--- START ---

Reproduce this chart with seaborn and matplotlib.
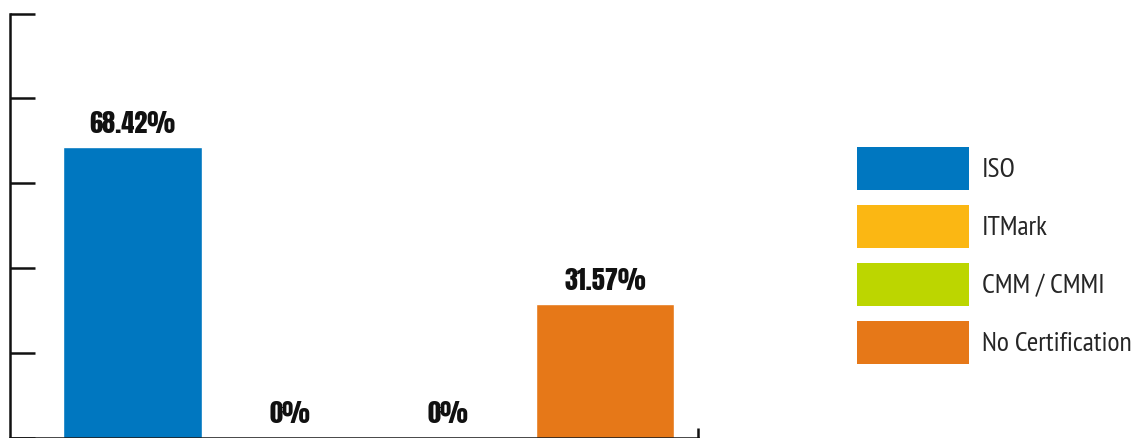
import matplotlib
matplotlib.use("Agg")
import matplotlib.pyplot as plt
from matplotlib.patches import Patch
import seaborn as sns
import pandas as pd

# Share of companies by certification type
categories = ["ISO", "ITMark", "CMM / CMMI", "No Certification"]
shares = [68.42, 0.0, 0.0, 31.57]
value_labels = ["68.42%", "0%", "0%", "31.57%"]
colors = ["#0077C0", "#FBB713", "#BCD600", "#E67818"]

df = pd.DataFrame({"category": categories, "share": shares})

sns.set_theme(style="white")
plt.rcParams["font.family"] = ["DejaVu Sans"]

label_fonts = ["Anton", "Oswald", "DejaVu Sans"]
legend_fonts = ["PT Sans Narrow", "Ubuntu Condensed", "Roboto Condensed",
                "Sofia Sans Condensed", "DejaVu Sans"]

fig = plt.figure(figsize=(11.35, 4.38), dpi=100)
ax = fig.add_axes([10 / 1135, 0.5 / 438, 688 / 1135, 424 / 438])

sns.barplot(data=df, x="category", y="share", hue="category",
            palette=colors, order=categories, hue_order=categories,
            width=0.88, saturation=1, legend=False, ax=ax)

ax.set_ylim(0, 100)
ax.set_xlim(-0.778, 3.59)
ax.set_yticks([0, 20, 40, 60, 80, 100])
ax.set_yticklabels([])
ax.set_xticks([3.59])
ax.set_xticklabels([])
ax.tick_params(axis="y", direction="in", length=18, width=1.8, color="#111111", left=True)
ax.tick_params(axis="x", direction="in", length=7, width=1.8, color="#111111", bottom=True)
ax.set_xlabel("")
ax.set_ylabel("")

for side in ["top", "right"]:
    ax.spines[side].set_visible(False)
for side in ["left", "bottom"]:
    ax.spines[side].set_color("#111111")
    ax.spines[side].set_linewidth(1.8)

for i, container in enumerate(ax.containers):
    ax.bar_label(container, labels=[value_labels[i]], padding=8,
                 fontsize=19, family=label_fonts, color="#111111")

handles = [Patch(facecolor=c, edgecolor="none") for c in colors]
fig.legend(handles, categories, loc="upper left",
           bbox_to_anchor=(832 / 1135, 1 - 122 / 438),
           frameon=False, handlelength=4.03, handleheight=1.99,
           labelspacing=0.55, handletextpad=0.47,
           prop={"family": legend_fonts, "size": 20})

fig.savefig("out.png", dpi=100)
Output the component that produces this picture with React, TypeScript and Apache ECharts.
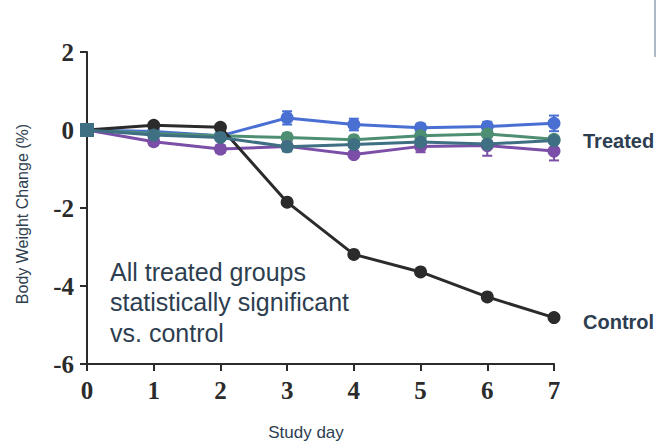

--- END ---

• **THE PROBLEM**: Lines holding the word "with" in the entries above are the ones to pull out. Copy them all.

• **TASK RESPONSE**:
Reproduce this chart with seaborn and matplotlib.
Output the component that produces this picture with React, TypeScript and Apache ECharts.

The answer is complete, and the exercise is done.